When testing the model, a random sample of 500 records were pulled from the test set. Below, we see that there was 1 case of fraud found in this random sample, as one would expect most of the time.
# set seed for reproducibility
set.seed(1000)
# take a random sample
fraud_sample <- test[sample(nrow(test), 500),]
table(fraud_sample$Class)
##
## 0 1
## 499 1
Before testing, the sample must be transformed to remove the target variable “Class”, and converted to a numeric matrix with no column names.
# save a copy of actual classes
actuals <- fraud_sample
# convert to matrix and remove colnames
fraud_sample <- as.matrix(fraud_sample[2:ncol(fraud_sample)])
dimnames(fraud_sample)[[2]] <- NULL
# view test data matrix
head(fraud_sample)[,1:6]
## [,1] [,2] [,3] [,4] [,5] [,6]
## [1,] 163980 1.93 0.57 -0.93 3.45 0.94
## [2,] 30528 -1.07 -0.47 1.68 -1.00 -0.90
## [3,] 1704 -4.65 3.22 -1.50 -2.47 -1.31
## [4,] 124794 -0.26 0.99 0.82 0.06 1.08
## [5,] 96000 0.02 0.24 -1.03 -0.53 2.13
## [6,] 167225 -3.70 3.88 -3.88 -1.07 -1.51
Now the sample of 500 transactions, containing the one fraudulent transaction is set to the model endpoint, within the predict() function. The predictions returned by the deployed model are in a string format, separated by commas. Each prediction is a probability of either fraud (Class = 1) or not fraud (Class = 0).
This prediction string needs to be parsed out to a character vector using the stringr package, and then converted to numeric data type. Note: change options to disable scientific notation.
library(stringr)
#disable scientific notation
options(scipen = 999)
# generate predictions
predictions <- model_endpoint$predict(fraud_sample)
# parse out and convert to numeric dataframe
predictions <- str_split(predictions, pattern = ',', simplify = TRUE)
predictions <- as.numeric(predictions)
predictions <- data.frame(predictions)
# take a look at the predictions from largest to smallest
head(data.frame(fraud_prob = predictions[order(-predictions),]))
As indicated above, it appears the XGBoost model has isolated a single observation as having a high probability of being fraudulent. To find out if the model did find the right fraudulent transaction, we need to compare to the actual data.
Below, we column-bind the predictions to the original fraud sample of 500, and filter down to the 1 fraudulent transaction.

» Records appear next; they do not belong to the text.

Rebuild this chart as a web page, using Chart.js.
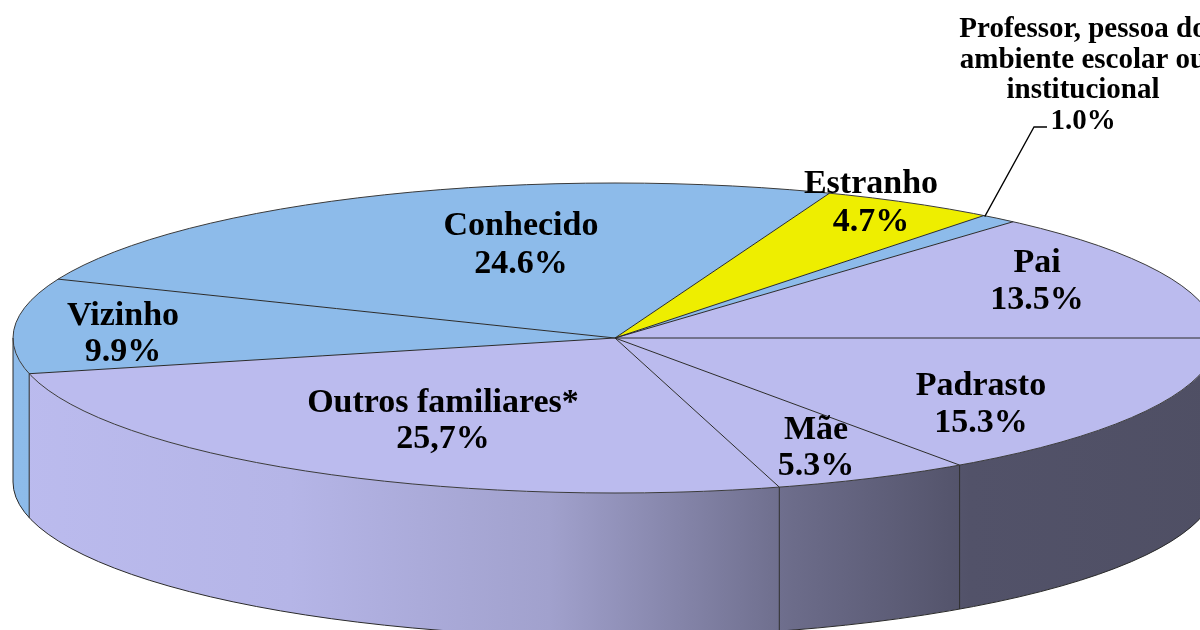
<!DOCTYPE html>
<html><head><meta charset="utf-8">
<script src="https://cdn.jsdelivr.net/npm/chart.js@4.4.1/dist/chart.umd.min.js"></script>
<style>html,body{margin:0;padding:0;background:#fff;}canvas{display:block;}</style>
</head><body>
<canvas id="c" width="1200" height="630"></canvas>
<script>
// ---- data ----
const categories = ["Padrasto", "Mãe", "Outros familiares*", "Vizinho", "Conhecido", "Estranho", "Professor, pessoa do ambiente escolar ou institucional", "Pai"];
const values = [15.3, 5.3, 25.7, 9.9, 24.6, 4.7, 1.0, 13.5];
const valueLabels = ["15.3%", "5.3%", "25,7%", "9.9%", "24.6%", "4.7%", "1.0%", "13.5%"];
const labelLines = [["Padrasto"], ["Mãe"], ["Outros familiares*"], ["Vizinho"], ["Conhecido"], ["Estranho"], ["Professor, pessoa do", "ambiente escolar ou", "institucional"], ["Pai"]];

// ---- style ----
const BLUE = [141, 187, 234], LAV = [187, 187, 238], YEL = [238, 238, 0];
const sliceColors = [LAV, LAV, LAV, BLUE, BLUE, YEL, BLUE, LAV];
const K = 155 / 602;   // vertical squash (tilt)
const DEPTH = 144;     // thickness
const shade = [[0, 1.0], [0.23, 0.97], [0.445, 0.86], [0.648, 0.58], [0.795, 0.44], [1, 0.42]];
const rgb = (c, f) => `rgb(${Math.round(c[0]*f)},${Math.round(c[1]*f)},${Math.round(c[2]*f)})`;

// label placement (center x, first baseline y, line gap, font size)
const labelPos = [
  {x: 981, y: 395, gap: 37, size: 34},
  {x: 816, y: 439, gap: 36, size: 34},
  {x: 443, y: 412, gap: 36, size: 34},
  {x: 123, y: 325, gap: 36, size: 34},
  {x: 521, y: 235, gap: 38, size: 34},
  {x: 871, y: 193, gap: 38, size: 34},
  {x: 1083, y: 37, gap: 30.5, size: 29, leader: [[1034, 127], [1047, 127]]},
  {x: 1037, y: 272, gap: 37, size: 34}
];

const pie3d = {
  id: 'pie3d',
  beforeDatasetsDraw(chart) {
    const ctx = chart.ctx;
    const meta = chart.getDatasetMeta(0);
    const a0 = meta.data[0];
    const cx = a0.x, cy = a0.y, rx = a0.outerRadius, ry = rx * K;
    // side walls (front half only)
    meta.data.forEach((arc, i) => {
      const s = Math.max(arc.startAngle, 0), e = Math.min(arc.endAngle, Math.PI);
      if (e <= s) return;
      const g = ctx.createLinearGradient(cx - rx, 0, cx + rx, 0);
      shade.forEach(([p, f]) => g.addColorStop(p, rgb(sliceColors[i], f)));
      ctx.save();
      ctx.fillStyle = g;
      ctx.beginPath();
      ctx.ellipse(cx, cy, rx, ry, 0, s, e, false);
      ctx.lineTo(cx + rx * Math.cos(e), cy + ry * Math.sin(e) + DEPTH);
      ctx.ellipse(cx, cy + DEPTH, rx, ry, 0, e, s, true);
      ctx.closePath();
      ctx.fill();
      ctx.restore();
    });
    // squash for top face
    ctx.save();
    ctx.translate(cx, cy);
    ctx.scale(1, K);
    ctx.translate(-cx, -cy);
  },
  afterDatasetsDraw(chart) {
    const ctx = chart.ctx;
    ctx.restore();
    const meta = chart.getDatasetMeta(0);
    const a0 = meta.data[0];
    const cx = a0.x, cy = a0.y, rx = a0.outerRadius, ry = rx * K;
    ctx.save();
    ctx.strokeStyle = '#2a2a2a';
    ctx.lineWidth = 1;
    // side edges and bottom rim
    ctx.beginPath();
    ctx.ellipse(cx, cy + DEPTH, rx, ry, 0, 0, Math.PI, false);
    ctx.stroke();
    const edges = [0, Math.PI];
    meta.data.forEach(arc => { if (arc.startAngle > 0 && arc.startAngle < Math.PI) edges.push(arc.startAngle); });
    edges.forEach(a => {
      const x = cx + rx * Math.cos(a), y = cy + ry * Math.sin(a);
      ctx.beginPath(); ctx.moveTo(x, y); ctx.lineTo(x, y + DEPTH); ctx.stroke();
    });
    // top rim
    ctx.strokeStyle = '#3a3a3a';
    ctx.beginPath();
    ctx.ellipse(cx, cy, rx, ry, 0, 0, Math.PI * 2);
    ctx.stroke();
    // radial edges
    ctx.strokeStyle = '#2a2a2a';
    meta.data.forEach(arc => {
      const a = arc.startAngle;
      ctx.beginPath();
      ctx.moveTo(cx, cy);
      ctx.lineTo(cx + rx * Math.cos(a), cy + ry * Math.sin(a));
      ctx.stroke();
    });
    ctx.restore();

    // labels
    ctx.save();
    ctx.fillStyle = '#000';
    ctx.textAlign = 'center';
    ctx.textBaseline = 'alphabetic';
    meta.data.forEach((arc, i) => {
      const p = labelPos[i];
      ctx.font = `bold ${p.size}px "Liberation Serif", "DejaVu Serif", serif`;
      const lines = labelLines[i].concat([valueLabels[i]]);
      lines.forEach((t, j) => ctx.fillText(t, p.x, p.y + j * p.gap));
      if (p.leader) {
        const mid = (arc.startAngle + arc.endAngle) / 2;
        ctx.strokeStyle = '#000';
        ctx.lineWidth = 1.3;
        ctx.beginPath();
        ctx.moveTo(cx + rx * Math.cos(mid) - 14, cy + ry * Math.sin(mid) - 2);
        p.leader.forEach(([x, y]) => ctx.lineTo(x, y));
        ctx.stroke();
      }
    });
    ctx.restore();
  }
};

new Chart(document.getElementById('c'), {
  type: 'pie',
  data: {
    labels: categories,
    datasets: [{
      data: values,
      backgroundColor: sliceColors.map(c => rgb(c, 1)),
      borderWidth: 0,
      radius: 602,
      clip: false
    }]
  },
  options: {
    responsive: false,
    animation: false,
    events: [],
    rotation: 90,
    layout: {padding: {left: 30, top: 46, right: 0, bottom: 0}},
    plugins: {legend: {display: false}, tooltip: {enabled: false}}
  },
  plugins: [pie3d]
});
</script>
</body></html>
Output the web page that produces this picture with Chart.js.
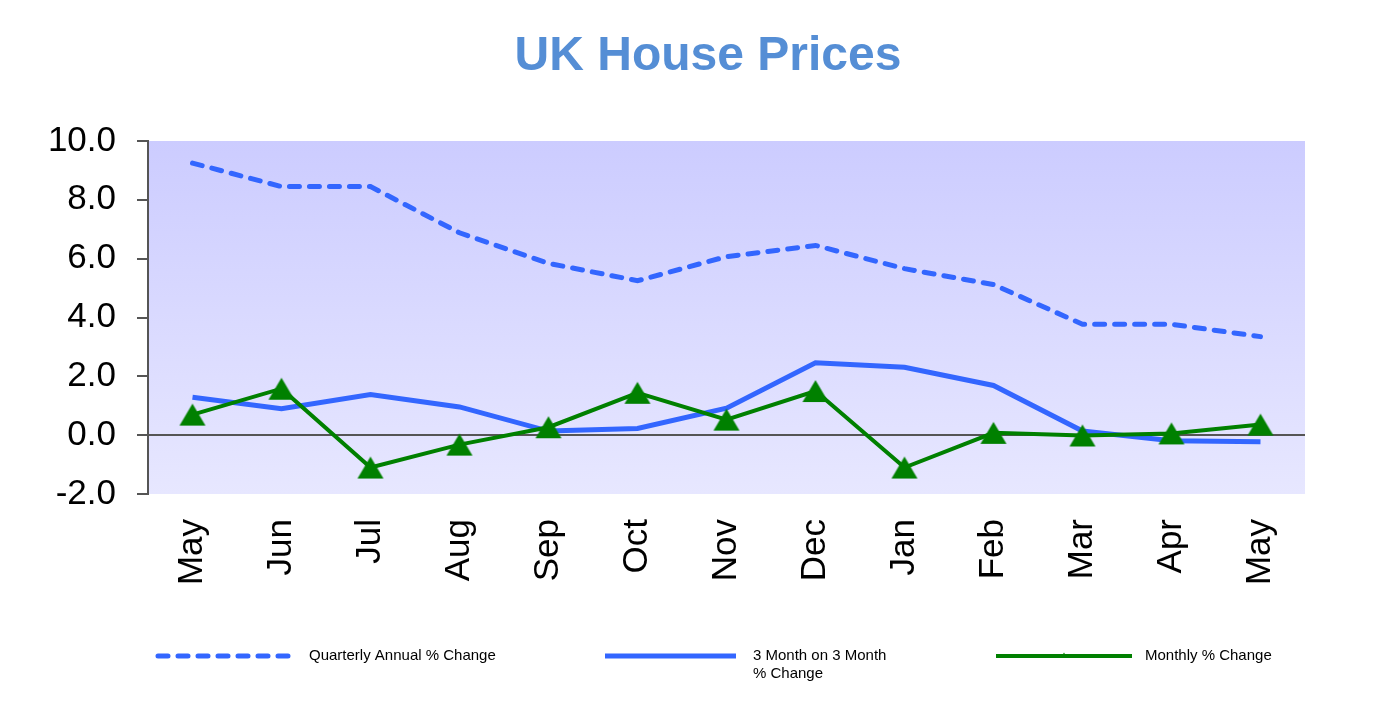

In doing so, we see that the deployed model did successfully find the fraudulent transaction.
actuals <- cbind(predictions, actuals)
actuals[1:8] %>% dplyr::filter(Class == 1)
This is a quick-n-dirty confusion matrix, created by first establishing a decision threshold (probability cut-point) of 0.8. Any transaction with a probability exceeding 80% will be considered fraudulent and flagged. The predictions are cross-tabbed against the actuals, for an accuracy of 100%. All non-fraud transactions were correctly classified as ‘0’, and the 1 fraudulent transaction was correctly classified as a ‘1’.
Again, while this seems encouraging, we are only testing on a 500 transaction sample. A more robust testing proceedure should be completed.
# use decision threshold for binary classification
actuals <- actuals %>%
dplyr::mutate(pred_class = ifelse(predictions > 0.9,
as.numeric(1),
as.numeric(0)))
# create confusion matrix
table(actuals$pred_class, actuals$Class)
##
## 0 1
## 0 499 0
## 1 0 1
The results of the demo using XGBoost on the Kaggle Credit Card Fraud data were promising. Admittedly, the heavy lifting had been done in terms of data collection, cleaning and preprocessing. The success of the exercise can largely be attributed to the data quality and the robust strength of the XGBoost algorithm. While only a sample of the actual test data was run, achievinig a 100% accuracy was a small win. The approach outlined in this notebook could serve as a stepping stone to a fully expanded fraud detection production environment. Thanks for reading!